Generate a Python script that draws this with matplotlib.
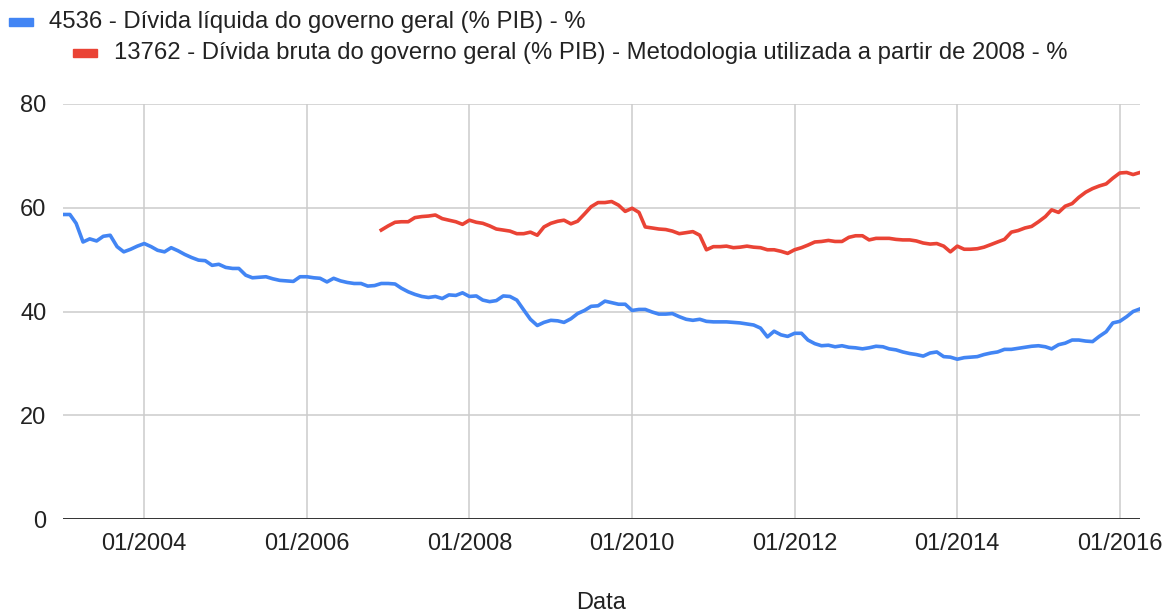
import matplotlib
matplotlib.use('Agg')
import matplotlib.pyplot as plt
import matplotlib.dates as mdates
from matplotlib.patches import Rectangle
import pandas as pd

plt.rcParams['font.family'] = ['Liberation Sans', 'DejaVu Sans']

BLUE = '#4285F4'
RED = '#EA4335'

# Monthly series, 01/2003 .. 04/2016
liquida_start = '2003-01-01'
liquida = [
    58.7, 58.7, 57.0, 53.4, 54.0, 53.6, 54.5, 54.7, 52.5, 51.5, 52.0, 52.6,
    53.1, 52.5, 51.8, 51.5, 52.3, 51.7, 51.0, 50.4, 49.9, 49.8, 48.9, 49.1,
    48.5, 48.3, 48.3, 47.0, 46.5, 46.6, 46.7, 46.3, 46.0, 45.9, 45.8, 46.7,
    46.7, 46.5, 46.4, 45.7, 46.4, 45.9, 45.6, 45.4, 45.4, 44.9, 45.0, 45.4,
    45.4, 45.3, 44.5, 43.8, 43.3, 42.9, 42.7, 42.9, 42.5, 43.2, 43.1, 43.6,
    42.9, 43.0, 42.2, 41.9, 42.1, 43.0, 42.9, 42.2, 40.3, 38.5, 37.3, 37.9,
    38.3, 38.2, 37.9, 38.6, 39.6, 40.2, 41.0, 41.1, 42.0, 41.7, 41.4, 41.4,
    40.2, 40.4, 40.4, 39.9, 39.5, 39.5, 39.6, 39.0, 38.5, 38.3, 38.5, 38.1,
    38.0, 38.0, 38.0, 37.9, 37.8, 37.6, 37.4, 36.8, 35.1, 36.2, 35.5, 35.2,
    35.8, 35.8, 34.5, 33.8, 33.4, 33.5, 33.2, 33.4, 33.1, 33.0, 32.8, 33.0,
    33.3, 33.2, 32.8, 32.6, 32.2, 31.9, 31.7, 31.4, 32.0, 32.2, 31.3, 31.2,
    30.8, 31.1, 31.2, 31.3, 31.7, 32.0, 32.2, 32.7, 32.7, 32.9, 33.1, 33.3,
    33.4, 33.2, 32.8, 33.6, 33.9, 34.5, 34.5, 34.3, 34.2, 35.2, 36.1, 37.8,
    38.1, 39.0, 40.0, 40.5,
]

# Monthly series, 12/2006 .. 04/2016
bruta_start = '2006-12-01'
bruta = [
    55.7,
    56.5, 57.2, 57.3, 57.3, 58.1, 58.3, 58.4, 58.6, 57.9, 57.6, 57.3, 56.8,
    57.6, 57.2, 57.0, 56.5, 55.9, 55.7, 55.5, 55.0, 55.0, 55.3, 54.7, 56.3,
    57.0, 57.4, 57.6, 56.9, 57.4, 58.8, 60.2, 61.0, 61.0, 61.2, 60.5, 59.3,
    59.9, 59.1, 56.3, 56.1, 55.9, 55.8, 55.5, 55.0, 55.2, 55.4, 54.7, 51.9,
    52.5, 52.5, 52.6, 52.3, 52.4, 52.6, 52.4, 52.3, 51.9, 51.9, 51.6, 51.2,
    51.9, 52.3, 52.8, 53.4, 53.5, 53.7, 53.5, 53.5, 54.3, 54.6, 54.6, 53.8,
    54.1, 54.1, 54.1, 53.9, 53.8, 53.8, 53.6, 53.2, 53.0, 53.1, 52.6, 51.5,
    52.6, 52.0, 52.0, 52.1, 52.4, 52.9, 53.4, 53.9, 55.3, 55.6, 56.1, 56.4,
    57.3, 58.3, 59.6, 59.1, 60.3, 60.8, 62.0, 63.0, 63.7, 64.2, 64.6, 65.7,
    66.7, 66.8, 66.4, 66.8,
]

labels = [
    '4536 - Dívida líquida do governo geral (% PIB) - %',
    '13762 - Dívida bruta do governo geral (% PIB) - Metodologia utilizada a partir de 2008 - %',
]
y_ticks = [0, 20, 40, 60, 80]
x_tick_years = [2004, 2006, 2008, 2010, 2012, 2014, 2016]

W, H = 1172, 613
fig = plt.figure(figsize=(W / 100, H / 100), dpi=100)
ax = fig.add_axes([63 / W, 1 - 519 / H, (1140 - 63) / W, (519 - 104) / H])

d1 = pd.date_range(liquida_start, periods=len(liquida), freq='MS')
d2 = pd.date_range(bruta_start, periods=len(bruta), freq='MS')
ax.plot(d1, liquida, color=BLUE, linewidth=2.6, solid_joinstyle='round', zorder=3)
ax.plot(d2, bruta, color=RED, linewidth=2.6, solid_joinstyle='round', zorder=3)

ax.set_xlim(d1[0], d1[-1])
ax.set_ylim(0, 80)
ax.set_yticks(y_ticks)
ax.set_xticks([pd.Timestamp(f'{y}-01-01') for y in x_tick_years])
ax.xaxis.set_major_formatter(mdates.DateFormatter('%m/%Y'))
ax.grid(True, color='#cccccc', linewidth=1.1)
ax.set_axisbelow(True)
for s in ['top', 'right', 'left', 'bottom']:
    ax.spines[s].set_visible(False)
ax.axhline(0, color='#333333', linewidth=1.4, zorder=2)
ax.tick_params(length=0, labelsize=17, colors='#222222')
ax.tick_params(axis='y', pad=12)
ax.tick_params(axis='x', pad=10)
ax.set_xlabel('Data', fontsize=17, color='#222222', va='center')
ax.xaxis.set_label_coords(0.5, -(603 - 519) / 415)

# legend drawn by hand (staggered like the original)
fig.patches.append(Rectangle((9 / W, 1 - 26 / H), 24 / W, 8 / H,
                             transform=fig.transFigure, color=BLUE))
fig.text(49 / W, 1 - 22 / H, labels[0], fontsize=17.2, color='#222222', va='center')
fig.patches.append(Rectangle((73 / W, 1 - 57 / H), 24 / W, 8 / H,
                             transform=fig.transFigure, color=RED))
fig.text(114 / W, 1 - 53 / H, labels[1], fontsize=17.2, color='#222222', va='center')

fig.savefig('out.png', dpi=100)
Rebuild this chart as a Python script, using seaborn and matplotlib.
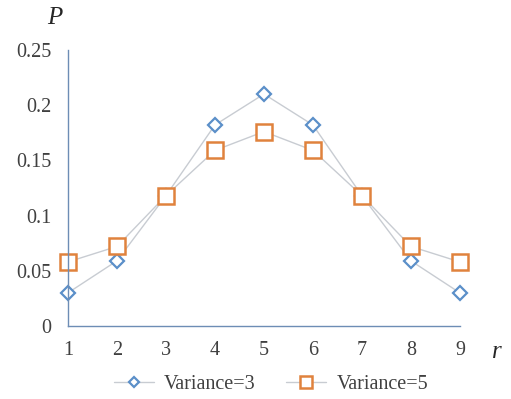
● ● ● ● ● ● ●
* **WHAT IS ASKED**:
Leave the pictures out, and restate exactly the lines from the start of the records through the one that contains "RED = '#EA4335'".

* **RESPONSE TO THIS TASK**:
Generate a Python script that draws this with matplotlib.
import matplotlib
matplotlib.use('Agg')
import matplotlib.pyplot as plt
import matplotlib.dates as mdates
from matplotlib.patches import Rectangle
import pandas as pd

plt.rcParams['font.family'] = ['Liberation Sans', 'DejaVu Sans']

BLUE = '#4285F4'
RED = '#EA4335'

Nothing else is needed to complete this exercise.